Pressing the “Add new volume” button brings up a user interface to generate and add new volumes. The first thing to do is to select the new volume’s type, available are bounding box, convex hull and alpha shape. The first is simply an axis aligned box, previewed in the tracing layer. After configuration, “Save” can be pressed to store the volume on the server. Bounding boxes are currently the only volumes that can be edited after they have been created.
The remaining two volume types require a point set to operate on and can be previewed in the 3D viewer (it will take the first one open). For both a skeleton source can be selected on which different filters can further constrain the set of treenodes that are actually used. This es especially useful if a compartment is already reconstructed and a convex or concave hull describes it reasonably well. The skeletons’ treenodes can be used create volumes. Alternatively, one can create new dummy neurons for the sole purpose pf volume generation by roughly outlining a compartment.
Skeletons can contain a lot of treenodes. Therefore, to reduce computation costs, and to provide more flexibility it is possible to apply filters to the input set of treenodes (coming from the selected skeleton source). One could for instance select only branch nodes, roots or connectors. It is possible to add multiple filters at the same time. All filters work on the nodes of the skeletons provided by the selected source. The results of all filters are combined with, optionally different, set operations. A union merges both results and takes all; an intersection only allows what is in both sets. This happens in a left associative fashion (or, here, since a table representation is used, “top associative”). Each filter operates on the same set of input nodes and only their combination creates the final result. By default, if no filter is used, all nodes from the input skeletons are used.
To add a filter, select the type, configure it through the settings below the type selection and press “Add new filter rule” and continue with the next filter.
An example: Add an “Only branch nodes” filter and then select a new type, say Synaptic connections to other neurons and select a merge operation . For synaptic connections, you now can select the partners (or choose None for any partner) and the type of relation that is required. After the second filter is added, you have a point set of branch nodes and connector nodes. Now you can go ahead and adjust the actual volume properties, e.g. the alpha value (to filter out particular tetrahedra, or optionally triangles).

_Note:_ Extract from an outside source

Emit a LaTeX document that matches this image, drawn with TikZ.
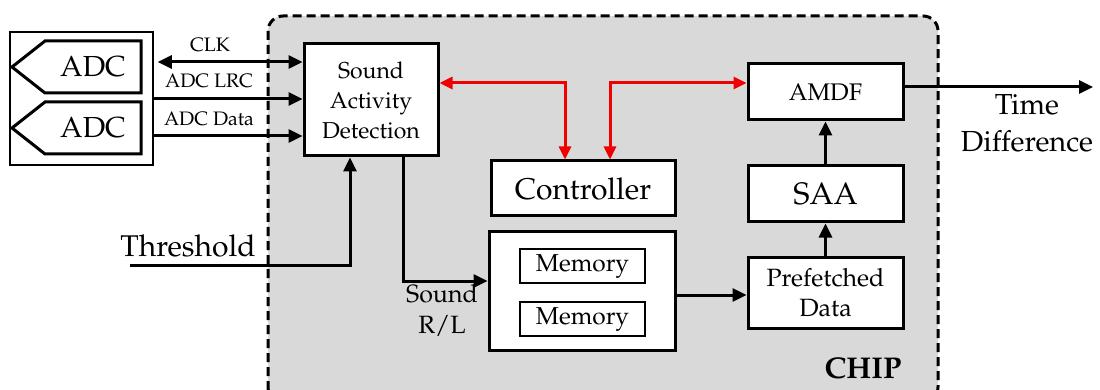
\documentclass[tikz,border=0pt]{standalone}
\usepackage[T1]{fontenc}
\usepackage{mathpazo}
\usetikzlibrary{arrows.meta,calc}
\definecolor{chipgray}{RGB}{217,217,217}
\definecolor{sigred}{RGB}{240,0,0}
\newcommand{\fs}[2]{\fontsize{#1}{#2}\selectfont}
\begin{document}
\begin{tikzpicture}[x=1pt,y=-1pt,
  box/.style={draw=black,line width=3pt,fill=white,inner sep=0pt,align=center},
  innerbox/.style={draw=black,line width=2.5pt,fill=white,inner sep=0pt,align=center},
  arr/.style={line width=3pt,-{Triangle[length=14pt,width=13pt]}},
  dblarr/.style={line width=3pt,{Triangle[length=14pt,width=13pt]}-{Triangle[length=14pt,width=13pt]}},
  redarr/.style={draw=sigred,line width=3pt,{Triangle[length=13pt,width=12pt]}-{Triangle[length=13pt,width=12pt]}},
  adcshape/.style={draw=black,line width=3pt,fill=white,line join=miter},
  lbl/.style={inner sep=0pt,align=center}
]
\useasboundingbox (0,0) rectangle (1100,390);

% chip region
\draw[line width=3pt,dash pattern=on 9pt off 5pt,rounded corners=15pt,fill=chipgray]
  (268,16) rectangle (938,402);
\node[lbl,font=\fs{30}{34}\bfseries] (chip) at (863,368) {CHIP};

% ADC group
\node[draw=black,line width=1.5pt,fill=white,minimum width=143pt,minimum height=133pt,inner sep=0pt] (adcbox) at (81.5,98.5) {};
\draw[adcshape] (45,41) -- (141,41) -- (141,93) -- (45,93) -- (12,67) -- cycle;
\draw[adcshape] (45,102) -- (141,102) -- (141,154) -- (45,154) -- (12,128) -- cycle;
\node[lbl,font=\fs{29}{32}] (adc1) at (93,67) {ADC};
\node[lbl,font=\fs{29}{32}] (adc2) at (93,128) {ADC};

% blocks
\node[box,minimum width=134pt,minimum height=112pt,font=\fs{23}{30}] (sad) at (371,100) {Sound\\Activity\\Detection};
\node[box,minimum width=184pt,minimum height=55pt,font=\fs{30}{32}] (ctrl) at (583,188.5) {Controller};
\node[box,minimum width=186pt,minimum height=119pt] (mem) at (582,290.5) {};
\node[innerbox,minimum width=125pt,minimum height=34pt,font=\fs{24.5}{28}] (mem1) at (582.5,266) {Memory};
\node[innerbox,minimum width=125pt,minimum height=34pt,font=\fs{24.5}{28}] (mem2) at (582.5,319) {Memory};
\node[box,minimum width=155pt,minimum height=71pt,font=\fs{25}{30}] (pre) at (825.5,292.5) {Prefetched\\Data};
\node[box,minimum width=155pt,minimum height=56pt,font=\fs{31}{34}] (saa) at (825.5,194) {SAA};
\node[box,minimum width=155pt,minimum height=56pt,font=\fs{24}{28}] (amdf) at (825.5,92) {AMDF};

% helper coordinates
\coordinate (yclk) at (0,62);
\coordinate (ylrc) at (0,99);
\coordinate (ydata) at (0,136);
\coordinate (thr) at (130,265);
\coordinate (xthr) at (350,0);
\coordinate (xsnd) at (403,0);
\coordinate (ysnd) at (0,281);
\coordinate (yred) at (0,83);
\coordinate (xc1) at (565,0);
\coordinate (xc2) at (610,0);
\coordinate (ypre) at (0,295);
\coordinate (yout) at (0,87);
\coordinate (out) at (1093,87);

% ADC signals
\draw[dblarr,shorten <=4pt] (adcbox.east |- yclk) -- (sad.west |- yclk);
\draw[arr] (adcbox.east |- ylrc) -- (sad.west |- ylrc);
\draw[arr] (adcbox.east |- ydata) -- (sad.west |- ydata);
\node[lbl,font=\fs{19.5}{22}] (lclk) at (210,45) {CLK};
\node[lbl,font=\fs{19.5}{22}] (llrc) at (209,81) {ADC LRC};
\node[lbl,font=\fs{19.5}{22}] (ldata) at (209,119) {ADC Data};

% threshold
\draw[arr] (thr) -| (sad.south -| xthr);
\node[lbl,font=\fs{30}{34}] (lthr) at (188,246) {Threshold};

% sound to memory
\draw[arr] (sad.south -| xsnd) |- (mem.west |- ysnd);
\node[lbl,font=\fs{25}{31}] (lsnd) at (442,310) {Sound\\R/L};

% red control lines
\draw[redarr] (sad.east |- yred) -| (ctrl.north -| xc1);
\draw[redarr] (ctrl.north -| xc2) |- (amdf.west |- yred);

% data path
\draw[arr] (mem.east |- ypre) -- (pre.west |- ypre);
\draw[arr] (pre.north) -- (saa.south);
\draw[arr] (saa.north) -- (amdf.south);
\draw[arr] (amdf.east |- yout) -- (out);
\node[lbl,font=\fs{29}{37}] (ltd) at (1027,123) {Time\\Difference};
\end{tikzpicture}
\end{document}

Pressing the “Add new volume” button will generate the mesh. Keep in mind that volumes are materialized after they are created and currently can’t be edited after creation. The screenshot below is taken during the volume generation using alpha shapes on a set of filtered skeletons. It shows a preview from the Volume Manager and as can be seen, disconnected meshes are supported as well.
If wanted, volumes can also be created outside of CATMAID and then loaded into into it through its HTTP API. As long as it is possible to represent them as a generic triangle mesh, loading them into CATMAID should be easy. The HTTP endpoint to use is:
For more details on the API itself, consult the API documentation,
which is available under
/apis on every CATMAID instance.
To store a volume through the API, you have to create a POST request which contains the fields “type” (set to “trimesh”), “title” (a representative title) and “mesh”. It is expected to be a string that encodes two lists in JSON format: [[points], [triangles]]. The list of points contains lists of three numbers, each one representing a vertex in the mesh. The array of triangles also contains three element lists as items. Each one represents a triangle based on the points in the other array, that are referenced by the triangle index values. For instance, this would constitute a valid set of fields for the creation request:
title: "Example mesh" type: "trimesh" mesh: "[[[0,0,0], [1,0,0], [0,1,0], [1,1,0]], [[0,1,2], [1,3,2]]]"
If everything went well, the endpoint should return a response with two JSON fields: “success” (should be true) and “volume_id”, which holds he ID of the newly created volume.
If you have an API token generated for your CATMAID user, you could also use
curl, to load the mesh from a JSON file (having the fields above):
curl -X POST -d @<json-file> <catmaid_url>/<project_id>/volumes/add \ --header "Content-Type: application/json" \ --header "X-Authorization: Token <api-token>"
where <catmaid_url> is the URL of your CATMAID instance, <json-file> being the file path to a JSON file representing the data to send (see above), <project_id> is the project ID (visible when creating a link to a view) and <api-token> being your API token.